Immanuel means God is with us. God is with us now in the present, as well as the past and future. Jesus is the place where past and present and future meet. In him, all the hopes and fears of all the years are met.
So what to do this time of year? How to make it a meaningful time, even a happy time? Look for Jesus. Find him in the quiet moments, in the beauty, solemnity and festivity of the season. Prepare your heart. Prepare him room. Advent is an excellent time to step up our prayer lives and I’m reminding myself as well as you of that. See God all around us, even as we despair over the difficulties of life. The darkness of our world, even the darkness of Madison Avenue, don’t have the power to take Christ out of Christmas.
And be him. Be the light in the darkness. Our time together on the retreat clarified that that we are the body of Chirst, each of us living members, and that Christ is in us and and among us We are called not only to see light and hope but to be light and hope for each other You are the light of the world, Christ told his disciples. You and I are the light of the world. Let’s offer it to one another and to as many as we can.

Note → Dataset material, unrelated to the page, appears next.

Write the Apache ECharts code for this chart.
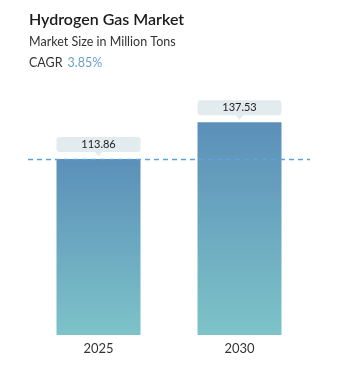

In this in between time, as we wait for Jesus, while we know and experience the reality of the fear and the darkness, we are called to increase the hope and the light of the world, even as we wait for its full completion.
We don’t know, with a scientist’s certainty, about that birth in Bethlehem, long ago. What really happened there. We don’t know with a scientist’s precision what the end of the world and the second coming might look like.
We are in the present. This is where our salvation lies right now. And Christ is with us in our darkness and our light. Christ is not only the light at the end of the tunnel. Christ is with us in the tunnel.
Advent is an in-between place. In between Jesus’s first and second coming. In between hope and fear. And that, my friends, is where we’re called to stand.